Cutting Video Production Costs
Sometimes you can make a great video on the cheap. And sometime it requires a little more cash to get your concept going. No matter what, you can be smart with where that money goes. This requires a little bit of knowledge about the process as there isn’t one single way to cut costs. Except maybe working with your old college roommate’s friend who’s really into French New Wave Cinema – nothing against the French New Wave – and plans to shoot it all vérité on their handicam. It also helps to work with video production professionals who you trust and can build a relationship with. Their experience can help guide you and if you know their portfolio and trust their judgement, this can be indispensable. Shameless plug? No – just the truth. Having a little knowledge of your own can then aid you in discussions with them.
Bottom Line – How Much Does A Live Action Explainer Video Cost?

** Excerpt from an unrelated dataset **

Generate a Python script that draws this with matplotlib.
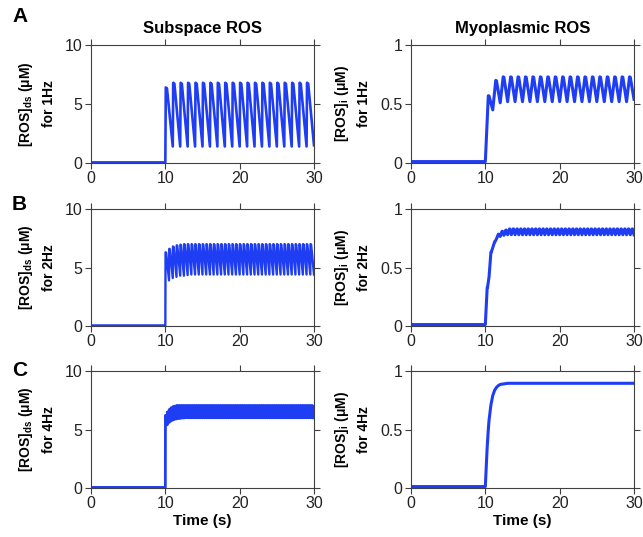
import numpy as np
import matplotlib
matplotlib.use("Agg")
import matplotlib.pyplot as plt

plt.rcParams['font.family'] = ['Liberation Sans', 'DejaVu Sans']
plt.rcParams['mathtext.fontset'] = 'custom'
plt.rcParams['mathtext.rm'] = 'Liberation Sans'
plt.rcParams['mathtext.bf'] = 'Liberation Sans:bold'
plt.rcParams['mathtext.it'] = 'Liberation Sans:italic'

# ---------------- data ----------------
stim_start = 10.0
t_end = 30.0
freqs = [1, 2, 4]
row_letters = ["A", "B", "C"]
col_titles = ["Subspace ROS", "Myoplasmic ROS"]
baseline_ds = 0.05
baseline_i = 0.012

# Subspace ROS: per-beat peak value and end-of-beat value
ds_1hz_peak = [6.4, 6.8, 6.8, 6.8, 6.8, 6.8, 6.8, 6.8, 6.8, 6.8,
               6.8, 6.8, 6.8, 6.8, 6.8, 6.8, 6.8, 6.8, 6.8, 6.8]
ds_1hz_end = [1.4, 1.4, 1.4, 1.4, 1.4, 1.4, 1.4, 1.4, 1.4, 1.4,
              1.4, 1.4, 1.4, 1.4, 1.4, 1.4, 1.4, 1.4, 1.4, 1.5]

ds_2hz_peak = [6.3, 6.6, 6.8, 6.9, 6.95, 7.0, 7.0, 7.0, 7.0, 7.0,
               7.0, 7.0, 7.0, 7.0, 7.0, 7.0, 7.0, 7.0, 7.0, 7.0,
               7.0, 7.0, 7.0, 7.0, 7.0, 7.0, 7.0, 7.0, 7.0, 7.0,
               7.0, 7.0, 7.0, 7.0, 7.0, 7.0, 7.0, 7.0, 7.0, 7.0]
ds_2hz_end = [3.9, 4.1, 4.2, 4.3, 4.3, 4.35, 4.4, 4.4, 4.4, 4.4,
              4.4, 4.4, 4.4, 4.4, 4.4, 4.4, 4.4, 4.4, 4.4, 4.4,
              4.4, 4.4, 4.4, 4.4, 4.4, 4.4, 4.4, 4.4, 4.4, 4.4,
              4.4, 4.4, 4.4, 4.4, 4.4, 4.4, 4.4, 4.4, 4.4, 4.4]

ds_4hz_peak = [6.2, 6.5, 6.7, 6.85, 6.95, 7.0, 7.05, 7.05, 7.05, 7.05,
               7.05, 7.05, 7.05, 7.05, 7.05, 7.05, 7.05, 7.05, 7.05, 7.05,
               7.05, 7.05, 7.05, 7.05, 7.05, 7.05, 7.05, 7.05, 7.05, 7.05,
               7.05, 7.05, 7.05, 7.05, 7.05, 7.05, 7.05, 7.05, 7.05, 7.05,
               7.05, 7.05, 7.05, 7.05, 7.05, 7.05, 7.05, 7.05, 7.05, 7.05,
               7.05, 7.05, 7.05, 7.05, 7.05, 7.05, 7.05, 7.05, 7.05, 7.05,
               7.05, 7.05, 7.05, 7.05, 7.05, 7.05, 7.05, 7.05, 7.05, 7.05,
               7.05, 7.05, 7.05, 7.05, 7.05, 7.05, 7.05, 7.05, 7.05, 7.05]
ds_4hz_end = [5.4, 5.6, 5.72, 5.8, 5.86, 5.9, 5.93, 5.95, 5.97, 5.98,
              6.0, 6.0, 6.0, 6.0, 6.0, 6.0, 6.0, 6.0, 6.0, 6.0,
              6.0, 6.0, 6.0, 6.0, 6.0, 6.0, 6.0, 6.0, 6.0, 6.0,
              6.0, 6.0, 6.0, 6.0, 6.0, 6.0, 6.0, 6.0, 6.0, 6.0,
              6.0, 6.0, 6.0, 6.0, 6.0, 6.0, 6.0, 6.0, 6.0, 6.0,
              6.0, 6.0, 6.0, 6.0, 6.0, 6.0, 6.0, 6.0, 6.0, 6.0,
              6.0, 6.0, 6.0, 6.0, 6.0, 6.0, 6.0, 6.0, 6.0, 6.0,
              6.0, 6.0, 6.0, 6.0, 6.0, 6.0, 6.0, 6.0, 6.0, 6.0]

# Myoplasmic ROS: per-beat peak value and end-of-beat value
i_1hz_peak = [0.57, 0.70, 0.73, 0.73, 0.73, 0.73, 0.73, 0.73, 0.73, 0.73,
              0.73, 0.73, 0.73, 0.73, 0.73, 0.73, 0.73, 0.73, 0.73, 0.73]
i_1hz_end = [0.45, 0.51, 0.52, 0.52, 0.52, 0.52, 0.52, 0.52, 0.52, 0.52,
             0.52, 0.52, 0.52, 0.52, 0.52, 0.52, 0.52, 0.52, 0.52, 0.54]

i_2hz_peak = [0.33, 0.63, 0.72, 0.785, 0.81, 0.82, 0.83, 0.83, 0.83, 0.83,
              0.83, 0.83, 0.83, 0.83, 0.83, 0.83, 0.83, 0.83, 0.83, 0.83,
              0.83, 0.83, 0.83, 0.83, 0.83, 0.83, 0.83, 0.83, 0.83, 0.83,
              0.83, 0.83, 0.83, 0.83, 0.83, 0.83, 0.83, 0.83, 0.83, 0.83]
i_2hz_end = [0.42, 0.67, 0.745, 0.765, 0.775, 0.78, 0.78, 0.78, 0.78, 0.78,
             0.78, 0.78, 0.78, 0.78, 0.78, 0.78, 0.78, 0.78, 0.78, 0.78,
             0.78, 0.78, 0.78, 0.78, 0.78, 0.78, 0.78, 0.78, 0.78, 0.78,
             0.78, 0.78, 0.78, 0.78, 0.78, 0.78, 0.78, 0.78, 0.78, 0.78]

# 4 Hz myoplasmic trace is smooth: sampled (time, value) readings
i_4hz_time = [0.0, 10.0, 10.1, 10.25, 10.4, 10.5, 10.75, 11.0, 11.25, 11.5, 11.75, 12.0, 12.5, 13.0, 30.0]
i_4hz_value = [0.012, 0.012, 0.15, 0.35, 0.50, 0.58, 0.71, 0.79, 0.835, 0.86, 0.875, 0.885, 0.89, 0.895, 0.895]

ds_series = [(ds_1hz_peak, ds_1hz_end), (ds_2hz_peak, ds_2hz_end), (ds_4hz_peak, ds_4hz_end)]
i_series = [(i_1hz_peak, i_1hz_end), (i_2hz_peak, i_2hz_end), None]

LINE = '#1f3df2'
AXC = '#404040'


def beat_trace(freq, peaks, ends, base, rise_frac, top_frac):
    T = 1.0 / freq
    t = [0.0, stim_start]
    y = [base, base]
    for k, (p, e) in enumerate(zip(peaks, ends)):
        t0 = stim_start + k * T
        t += [t0 + rise_frac * T, t0 + top_frac * T, t0 + T]
        y += [p, p * 0.985 + e * 0.015, e]
    t = np.array(t)
    y = np.array(y)
    m = t <= t_end + 1e-9
    return t[m], y[m]


fig = plt.figure(figsize=(6.43, 5.37), dpi=100)
W, H = 643.0, 537.0
col_x = [91, 411]
ax_w = 223
row_top = [45, 209, 371]
row_bot = [163, 326, 488]
letter_y = [17, 204, 370]
ds_lw = [1.9, 1.7, 2.0]

for r, f in enumerate(freqs):
    for c in range(2):
        ax = fig.add_axes([col_x[c] / W, 1 - row_bot[r] / H, ax_w / W, (row_bot[r] - row_top[r]) / H])
        if c == 0:
            pk, en = ds_series[r]
            t, y = beat_trace(f, pk, en, baseline_ds, 0.06, 0.22)
            ax.plot(t, y, color=LINE, lw=ds_lw[r], solid_joinstyle='round')
            ax.set_ylim(0, 10)
            ax.set_yticks([0, 5, 10])
            ax.set_yticklabels(['0', '5', '10'])
            ax.set_ylabel('[ROS]$_{\\mathbf{ds}}$ (μM)\nfor %dHz' % f, fontsize=10,
                          fontweight='bold', labelpad=6.5, linespacing=1.6)
        else:
            if i_series[r] is not None:
                pk, en = i_series[r]
                if f == 1:
                    t, y = beat_trace(f, pk, en, baseline_i, 0.40, 0.50)
                else:
                    t, y = beat_trace(f, pk, en, baseline_i, 0.50, 0.60)
            else:
                t, y = np.array(i_4hz_time), np.array(i_4hz_value)
            ax.plot(t, y, color=LINE, lw=2.2, solid_joinstyle='round')
            ax.set_ylim(0, 1)
            ax.set_yticks([0, 0.5, 1])
            ax.set_yticklabels(['0', '0.5', '1'])
            ax.set_ylabel('[ROS]$_{\\mathbf{i}}$ (μM)\nfor %dHz' % f, fontsize=10,
                          fontweight='bold', labelpad=6.5, linespacing=1.6)
        ax.set_xlim(0, 30)
        ax.set_xticks([0, 10, 20, 30])
        ax.tick_params(direction='out', length=4, width=0.8, top=True, right=True,
                       labelsize=11.5, colors=AXC, labelcolor='#222222', pad=2)
        for s in ax.spines.values():
            s.set_color(AXC)
            s.set_linewidth(0.8)
        if r == 0:
            ax.set_title(col_titles[c], fontsize=12, fontweight='bold', pad=9)
        if r == 2:
            ax.set_xlabel('Time (s)', fontsize=11, fontweight='bold', labelpad=2)
    fig.text(12 / W, 1 - letter_y[r] / H, row_letters[r], fontsize=15,
             fontweight='bold', ha='left', va='center')

fig.savefig('out.png', dpi=100)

If you’ve made it this far, you’re probably expecting a specific number for how much a live action explainer video might cost. Of course, the answer is that it varies, especially depending on the experience and portfolio of the company or individual you’re working with. Agencies cost more than production companies, and production companies cost more than working with a film student. That being said, I would be wary of the quality of anything that costs less than $5,000 unless it is a quick and dirty testimonial. Even a simple direct-to-camera video can cost a bit to make it look good. My recommendation for a startup company with a little marketing money and a product they think will go far would be to spend in the $10,000- $30,000 range for a quality live action explainer video. If you’re a bit more established, don’t be afraid to spend in the $50,000-$100,000 realm. It’s your image and your brand, and often the first thing people see when they visit your website, so make sure you do what it takes to make a great first impression.